Collected data
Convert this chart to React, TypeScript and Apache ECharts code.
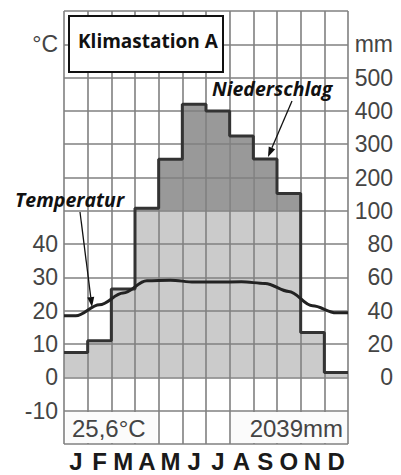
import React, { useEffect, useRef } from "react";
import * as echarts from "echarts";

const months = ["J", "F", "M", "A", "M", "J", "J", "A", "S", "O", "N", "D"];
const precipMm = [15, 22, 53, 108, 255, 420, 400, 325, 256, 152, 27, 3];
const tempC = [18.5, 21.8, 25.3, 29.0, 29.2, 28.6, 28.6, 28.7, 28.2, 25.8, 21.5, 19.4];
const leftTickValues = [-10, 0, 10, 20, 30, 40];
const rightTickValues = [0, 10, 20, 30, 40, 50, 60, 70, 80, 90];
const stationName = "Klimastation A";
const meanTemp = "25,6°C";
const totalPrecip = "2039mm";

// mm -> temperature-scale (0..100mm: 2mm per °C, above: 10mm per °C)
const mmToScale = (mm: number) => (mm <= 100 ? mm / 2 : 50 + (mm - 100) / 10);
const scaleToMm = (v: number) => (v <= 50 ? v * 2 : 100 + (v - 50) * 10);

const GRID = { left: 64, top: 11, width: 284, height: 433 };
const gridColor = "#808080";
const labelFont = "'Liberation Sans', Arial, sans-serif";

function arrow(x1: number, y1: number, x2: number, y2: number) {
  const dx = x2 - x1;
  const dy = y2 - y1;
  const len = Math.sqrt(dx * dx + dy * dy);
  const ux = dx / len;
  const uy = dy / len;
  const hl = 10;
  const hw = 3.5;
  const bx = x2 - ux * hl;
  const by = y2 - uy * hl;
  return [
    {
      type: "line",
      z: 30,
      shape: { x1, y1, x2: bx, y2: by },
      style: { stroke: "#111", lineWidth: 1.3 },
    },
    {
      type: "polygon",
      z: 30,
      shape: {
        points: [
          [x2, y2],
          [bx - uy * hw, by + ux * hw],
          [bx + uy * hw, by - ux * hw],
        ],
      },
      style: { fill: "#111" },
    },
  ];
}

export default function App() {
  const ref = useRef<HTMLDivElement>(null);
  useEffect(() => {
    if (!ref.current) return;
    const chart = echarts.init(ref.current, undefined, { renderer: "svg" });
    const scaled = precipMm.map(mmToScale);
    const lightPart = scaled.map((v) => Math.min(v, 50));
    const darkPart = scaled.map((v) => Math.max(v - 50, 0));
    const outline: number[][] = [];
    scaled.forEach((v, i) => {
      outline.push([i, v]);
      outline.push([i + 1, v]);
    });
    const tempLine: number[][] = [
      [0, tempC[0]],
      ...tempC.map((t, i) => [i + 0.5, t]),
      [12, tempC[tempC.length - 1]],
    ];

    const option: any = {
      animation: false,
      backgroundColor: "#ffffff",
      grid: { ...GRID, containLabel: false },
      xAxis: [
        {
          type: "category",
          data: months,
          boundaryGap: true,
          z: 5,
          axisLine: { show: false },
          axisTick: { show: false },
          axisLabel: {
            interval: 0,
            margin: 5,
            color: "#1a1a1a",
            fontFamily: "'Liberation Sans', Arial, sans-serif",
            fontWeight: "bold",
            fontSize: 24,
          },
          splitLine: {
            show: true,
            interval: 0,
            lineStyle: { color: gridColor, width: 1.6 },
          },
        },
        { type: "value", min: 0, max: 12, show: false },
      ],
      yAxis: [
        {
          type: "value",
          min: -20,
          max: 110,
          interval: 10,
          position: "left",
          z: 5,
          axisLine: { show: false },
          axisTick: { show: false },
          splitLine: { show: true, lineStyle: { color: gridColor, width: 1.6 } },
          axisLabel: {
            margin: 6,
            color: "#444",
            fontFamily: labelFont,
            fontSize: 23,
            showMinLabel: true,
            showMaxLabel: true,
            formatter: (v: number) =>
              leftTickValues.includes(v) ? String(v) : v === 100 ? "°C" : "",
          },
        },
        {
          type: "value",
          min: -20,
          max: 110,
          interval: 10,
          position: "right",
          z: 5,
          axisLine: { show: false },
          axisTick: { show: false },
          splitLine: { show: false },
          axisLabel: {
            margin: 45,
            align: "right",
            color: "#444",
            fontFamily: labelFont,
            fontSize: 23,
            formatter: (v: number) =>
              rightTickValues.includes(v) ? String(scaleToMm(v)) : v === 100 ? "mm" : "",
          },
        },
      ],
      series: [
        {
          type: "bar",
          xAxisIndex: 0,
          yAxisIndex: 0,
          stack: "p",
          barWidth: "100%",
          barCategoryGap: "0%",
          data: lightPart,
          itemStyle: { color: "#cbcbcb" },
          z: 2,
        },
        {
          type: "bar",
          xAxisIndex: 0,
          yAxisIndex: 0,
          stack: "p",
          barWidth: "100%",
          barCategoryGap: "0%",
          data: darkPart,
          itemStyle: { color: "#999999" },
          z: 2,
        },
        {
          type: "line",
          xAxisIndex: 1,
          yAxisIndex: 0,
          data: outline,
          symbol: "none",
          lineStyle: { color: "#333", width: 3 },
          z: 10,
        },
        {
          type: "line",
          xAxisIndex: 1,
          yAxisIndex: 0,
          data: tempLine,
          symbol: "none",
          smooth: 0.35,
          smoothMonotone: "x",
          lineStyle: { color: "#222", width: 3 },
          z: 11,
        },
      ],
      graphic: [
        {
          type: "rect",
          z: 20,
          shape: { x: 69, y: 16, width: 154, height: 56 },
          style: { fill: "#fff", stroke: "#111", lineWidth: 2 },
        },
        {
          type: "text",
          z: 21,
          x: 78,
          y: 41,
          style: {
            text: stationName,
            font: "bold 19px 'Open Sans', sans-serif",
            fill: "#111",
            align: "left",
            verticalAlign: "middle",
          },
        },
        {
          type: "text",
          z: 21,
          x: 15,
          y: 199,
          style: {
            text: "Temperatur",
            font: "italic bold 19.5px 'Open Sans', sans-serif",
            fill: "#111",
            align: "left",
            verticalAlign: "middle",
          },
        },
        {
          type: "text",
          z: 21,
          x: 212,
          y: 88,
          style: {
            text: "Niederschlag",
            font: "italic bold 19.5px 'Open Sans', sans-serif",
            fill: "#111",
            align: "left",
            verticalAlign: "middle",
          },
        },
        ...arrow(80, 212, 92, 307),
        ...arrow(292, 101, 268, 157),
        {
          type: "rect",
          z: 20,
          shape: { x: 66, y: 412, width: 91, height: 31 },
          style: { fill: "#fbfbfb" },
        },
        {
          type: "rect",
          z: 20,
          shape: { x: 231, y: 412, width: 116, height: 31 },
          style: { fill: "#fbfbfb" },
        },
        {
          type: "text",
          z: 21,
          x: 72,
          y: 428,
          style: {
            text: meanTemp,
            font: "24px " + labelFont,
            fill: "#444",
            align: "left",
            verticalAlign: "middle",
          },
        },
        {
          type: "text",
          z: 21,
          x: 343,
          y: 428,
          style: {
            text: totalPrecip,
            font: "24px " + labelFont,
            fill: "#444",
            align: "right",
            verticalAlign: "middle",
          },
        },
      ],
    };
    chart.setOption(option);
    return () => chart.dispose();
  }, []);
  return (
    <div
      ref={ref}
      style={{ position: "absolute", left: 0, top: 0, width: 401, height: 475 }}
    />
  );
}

Task objective
Extract lines where the string "React" occurs.

Response to this exercise
Convert this chart to React, TypeScript and Apache ECharts code.
import React, { useEffect, useRef } from "react";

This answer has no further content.